Sguardo sereno, passo tranquillo e un semi sorriso: Salvo Riina, terzogenito del capomafia Totò Riina, torna a Corleone. Ormai lontana per lui la condanna già scontata a 8 anni e 10 mesi per associazione mafiosa, riciclaggio ed estorsione, ha vissuto tra il Veneto e l’Abruzzo. Grazie al regime di affidamento ai servizi sociali, ha intrapreso un percorso fatto con l’Associazione famiglie contro la droga terminando gli studi per poi laurearsi.

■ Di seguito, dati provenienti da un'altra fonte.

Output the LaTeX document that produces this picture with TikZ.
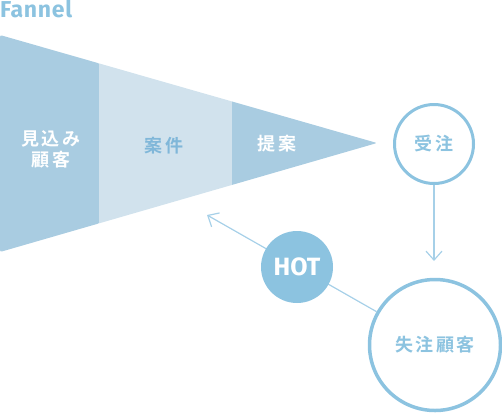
\documentclass[tikz,border=0pt]{standalone}
\usepackage{fontspec}
\setmainfont{Noto Sans CJK JP Bold}
\newfontfamily\latinbold{Fira Sans}[BoldFont={* Bold}]
\usetikzlibrary{arrows.meta}
\definecolor{fdark}{HTML}{A9CCE1}
\definecolor{flight}{HTML}{D1E2ED}
\definecolor{cblue}{HTML}{8CC3E0}
\definecolor{tblue}{HTML}{80B7D9}
\definecolor{ablue}{HTML}{A6D0E8}
\tikzset{
  lbl/.style={font=\fontsize{18}{22}\selectfont\addfontfeatures{LetterSpace=12}, align=center, inner sep=0pt},
  ring/.style={circle, draw=cblue, fill=white, text=cblue, font=\fontsize{18}{22}\selectfont\addfontfeatures{LetterSpace=12}},
  conn/.style={draw=ablue, line width=1.2pt},
  tip/.style={-{Straight Barb[length=9pt,width=16pt,line width=1.2pt]}}
}
\begin{document}
\begin{tikzpicture}[x=1pt,y=-1pt]
\useasboundingbox (0,0) rectangle (502,413);
% title
\node[anchor=north west, inner sep=0pt, text=cblue, font=\latinbold\fontsize{23}{27}\selectfont\bfseries\addfontfeatures{LetterSpace=3}] (title) at (0,0) {Fannel};
% funnel
\begin{scope}
  \clip[rounded corners=2pt] (0,35) -- (377,143) -- (0,252) -- cycle;
  \fill[fdark] (0,0) rectangle (99,300);
  \fill[flight] (99,0) rectangle (232,300);
  \fill[fdark] (232,0) rectangle (380,300);
\end{scope}
\node[lbl, text=white] (mikomi) at (51,149) {見込み\\[-1pt]顧客};
\node[lbl, text=tblue] (anken) at (164,146) {案件};
\node[lbl, text=white] (teian) at (277,144) {提案};
% circles
\node[ring, line width=3pt, minimum size=79pt] (juchu) at (434,144) {受注};
\node[ring, line width=3.5pt, minimum size=131pt] (shicchu) at (435,345) {失注顧客};
\coordinate (downtip) at (434,261);
\coordinate (backtip) at (207,215);
\draw[conn, tip] (juchu) -- (downtip);
\draw[conn, tip] (shicchu) -- (backtip);
\node[circle, fill=cblue, minimum size=72pt, inner sep=0pt, text=white, font=\latinbold\fontsize{25}{29}\selectfont\bfseries] (hot) at (297,267) {HOT};
\end{tikzpicture}
\end{document}
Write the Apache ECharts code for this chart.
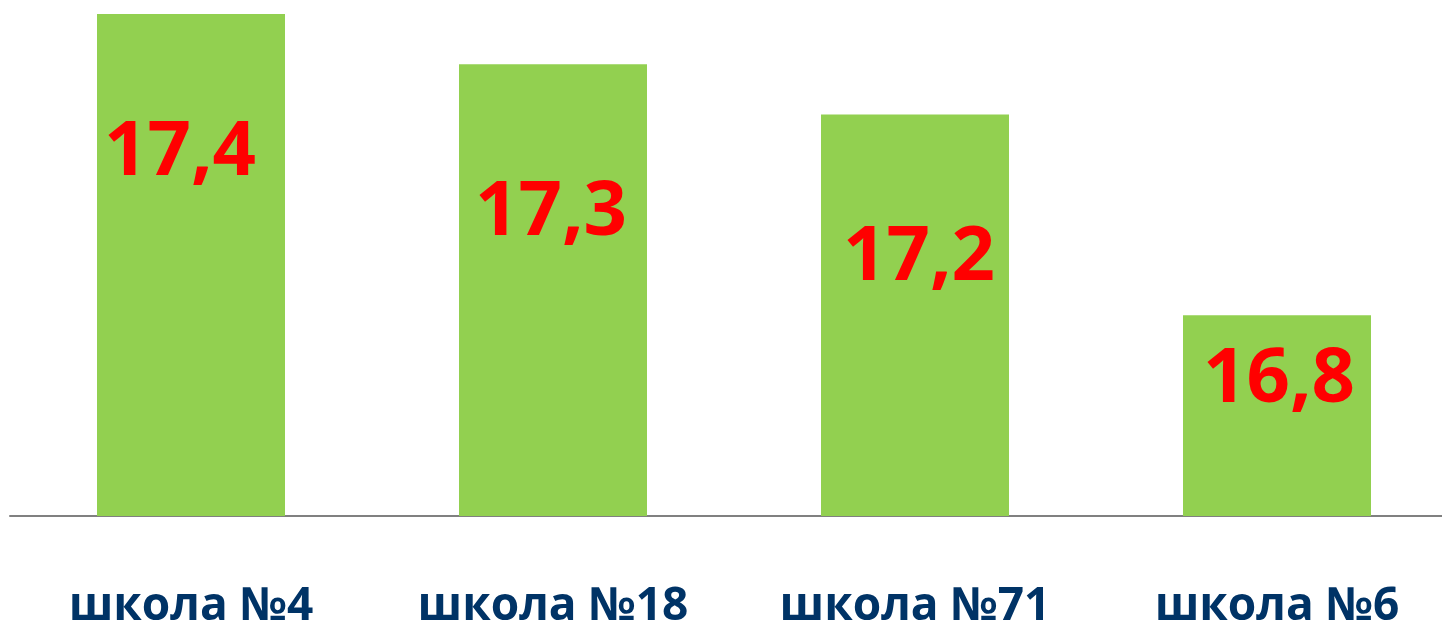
<!DOCTYPE html>
<html lang="ru">
<head>
    <meta charset="utf-8">
    <title>школы</title>
    <script type="text/javascript" src="https://cdn.jsdelivr.net/npm/echarts@6/dist/echarts.min.js"></script>
    <style>
        html, body { margin: 0; padding: 0; background: #fff; }
        #main { width: 1442px; height: 621px; }
    </style>
</head>
<body>
<div id="main"></div>
<script type="text/javascript">
    // данные
    var categories = ['школа №4', 'школа №18', 'школа №71', 'школа №6'];
    var values = [17.4, 17.3, 17.2, 16.8];
    // где стоит подпись внутри столбца (от центра / от верха столбца, px)
    var labelShiftX = [-11, -2, 4, 2];
    var labelOffsets = [139, 149, 144, 65];

    var myChart = echarts.init(document.getElementById('main'));

    var seriesData = values.map(function (v, i) {
        return {
            value: v,
            label: { position: ['50%', labelOffsets[i]], offset: [labelShiftX[i], 0] }
        };
    });

    var option = {
        animation: false,
        grid: { left: 10, right: -16, top: 14, bottom: 105, outerBoundsMode: 'none' },
        xAxis: {
            type: 'category',
            data: categories,
            axisTick: { show: false },
            axisLine: { lineStyle: { color: '#808080', width: 2 } },
            axisLabel: {
                margin: 68,
                color: '#003366',
                fontFamily: 'Open Sans',
                fontWeight: 'bold',
                fontSize: 46
            }
        },
        yAxis: {
            type: 'value',
            min: 16.4,
            max: 17.4,
            show: false,
            splitLine: { show: false }
        },
        series: [{
            type: 'bar',
            data: seriesData,
            barWidth: 188,
            itemStyle: { color: '#92D050' },
            label: {
                show: true,
                align: 'center',
                verticalAlign: 'middle',
                color: '#FF0000',
                fontFamily: 'Open Sans',
                fontWeight: 'bold',
                fontSize: 76,
                formatter: function (p) {
                    return p.value.toFixed(1).replace('.', ',');
                }
            }
        }]
    };

    myChart.setOption(option);
</script>
</body>
</html>
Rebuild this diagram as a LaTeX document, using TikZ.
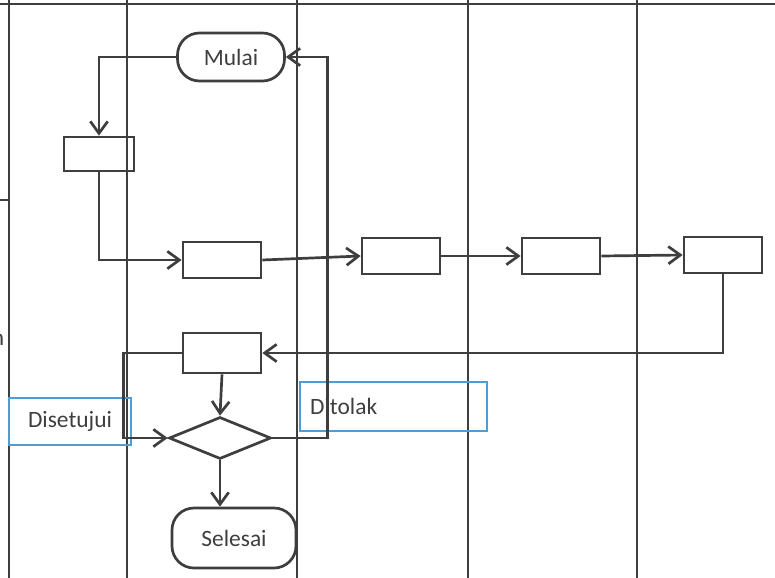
\documentclass[tikz,border=0pt]{standalone}
\usepackage{fontspec}
\setmainfont{Carlito}
\usepackage{xcolor}
\definecolor{mygray}{RGB}{62,62,62}
\definecolor{myblue}{RGB}{82,156,214}
\usepackage{tikz}
\usetikzlibrary{arrows.meta}
\usetikzlibrary{shapes.geometric}
\tikzset{
  lane/.style={mygray, line width=1.5pt},
  flow/.style={mygray, line width=2.3pt, -{Straight Barb[length=0.36cm,width=0.52cm]}},
  proc/.style={draw=mygray, line width=2.3pt, minimum width=2.34cm, minimum height=1.08cm, inner sep=0pt},
  term/.style={draw=mygray, line width=2.3pt, rounded corners=0.66cm, inner sep=0pt, text=mygray},
  decision/.style={diamond, draw=mygray, line width=2.3pt, minimum width=3.06cm, minimum height=1.26cm, inner sep=0pt},
  note/.style={draw=myblue, line width=0.9pt, inner sep=0pt, text=mygray}
}

\begin{document}
\begin{tikzpicture}[font=\fontsize{20}{24}\selectfont]
      \useasboundingbox (0cm,0cm) rectangle (23.25cm,-17.34cm);
      \draw[lane] (0cm,-0.12cm) -- (23.25cm,-0.12cm);
      \foreach \x in {0.27,3.81,8.91,14.04,19.11}
        \draw[lane] (\x cm,0cm) -- (\x cm,-17.34cm);
      \draw[lane] (0cm,-6cm) -- (0.27cm,-6cm);
      \node[anchor=east, inner sep=0pt, text=mygray] (potong) at (0.13cm,-10.2cm) {n};

      \node[term, minimum width=3.21cm, minimum height=1.44cm] (mulai) at (6.93cm,-1.71cm) {Mulai};
      \node[proc, minimum width=2.1cm, minimum height=1.02cm] (p1) at (2.97cm,-4.62cm) {};
      \foreach \n/\x/\y in {2/6.66/7.8, 3/12.03/7.68, 4/16.83/7.68, 5/21.69/7.65}
        \node[proc] (p\n) at (\x cm,-\y cm) {};
      \node[proc, minimum height=1.2cm] (p6) at (6.66cm,-10.59cm) {};
      \node[decision] (keputusan) at (6.6cm,-13.14cm) {};
      \node[term, minimum width=3.72cm, minimum height=1.8cm] (selesai) at (7.02cm,-16.14cm) {Selesai};

      \node[note, minimum width=3.66cm, minimum height=1.41cm] (setuju) at (2.1cm,-12.645cm) {Disetujui};
      \node[note, minimum width=5.61cm, minimum height=1.47cm, text width=5.0cm, align=left] (tolak) at (11.805cm,-12.195cm) {Ditolak};

      \draw[flow] (mulai.west) -| (p1.north);
      \draw[flow] (p1.south) |- (p2.west);
      \draw[flow] (p2.east) -- (p3.west);
      \draw[flow] (p3.east) -- (p4.west);
      \draw[flow] (p4.east) -- (p5.west);
      \draw[flow] (p5.south) |- (p6.east);
      \draw[flow] (p6.west) -- ++(-1.74cm,0cm) |- (keputusan.west);
      \draw[flow] (p6.south) -- (keputusan.north);
      \draw[flow] (keputusan.east) -- ++(1.65cm,0cm) |- (mulai.east);
      \draw[flow] (keputusan.south) -- (keputusan.south |- selesai.north);
    \end{tikzpicture}
\end{document}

Salvo Riina torna a Corleone
A diffondere la notizia del suo rientro in paese è stato il quotidiano La Repubblica. Riina jr. era assente da Corleone dal 2017, quando ebbe il permesso dal giudice di tornare per fare da padrino al figlio di una delle sue sorelle, la più piccola. Giovanni, il fratello maggiore, è in stato di detenzione per una condanna definitiva all’ergastolo per duplice omicidio e mafia.
Chi è
Salvo Riina, figlio del boss di Cosa Nostra morto in carcere a Parma nel 2017, compirà 46 anni tra un mese. Nato il 3 maggio 1977 nella città di Palermo, è riuscito a riabilitarsi dopo l’arresto nel 2002 e la condanna a 8 anni e 10 mesi per associazione mafiosa, riciclaggio ed estorsione. Grazie all’Associazione Famiglie Contro la Droga si è laureato ma, nonostante il brillante percorso di studi, al momento del suo rientro a Corleone per il battesimo del nipote la Procura di Palermo definì «persistente» la sua pericolosità sociale. Ormai libero dal 2019, ha vissuto a Padova ed è stato ospite della trasmissione Porta a Porta in occasione della pubblicazione del suo libro Riina family life, durante la quale Salvo ha descritto il padre «riferendosi ad un uomo che andava a lavorare ogni giorno e tornava a casa dedicando tempo amorevole alla sua famiglia». «Il nome di copertura utilizzato dal boss Totò Riina era Giuseppe Bellomo che di professione faceva il geometra», ha aggiunto.

Secondo quanto da lui stesso riportato nel libro, «ha sentito il bisogno di scrivere il testo non per contestare le varie condanne dei giudici ma per descrivere dall’interno la sua famiglia». Rispetto alla versione raccontata a Porta a Porta e poi nel libro, vi è un’altra versione che collude e stride con quanto raccontato, quella riportata negli archivi del palazzo di giustizia di Palermo. Qui, in cima ad uno scaffale si trova Riina + 23, un titolo meno accattivante di quello dato dalle edizioni Anordest ma che contiene «le parole autentiche del giovane Riina, quelle parole che pronunciò dal 2000 al 2002 quando non sospettava di essere intercettato (a casa e in auto) dalla squadra mobile su ordine del pm Maurizio de Lucia e parlava in libertà mentre organizzava la sua cosca».
«Io vengo dalla scuola di Corleone. Oh, mio padre di Corleone, mia madre di Corleone, che scuola posso avere. Di uomini che hanno fatto la storia della Sicilia… linea dura, ne pagano le conseguenze, però sono stati uomini, alla fin fine. E io… sulla mia pelle brucia ancora di più». Nel migliaio di pagine di intercettazioni riportate si leggono parole dure: «C’era quel cornuto, Di Cristina, che era malantrinu e spiuni … era uno della Cupola, un pezzo storico alleato di quelli, i Badalamenti, minchia, Totuccio si fumò a tutti, li scannò». Era l’inizio della guerra di mafia scatenata dai corleonesi, l’inizio di quella che viene definita una carneficina, descritta così da Salvo Riina: «E chi doveva vincere? In Sicilia, in tutta l’Italia chi sono quelli che hanno vinto sempre? I corleonesi. E allora, chi doveva vincere?».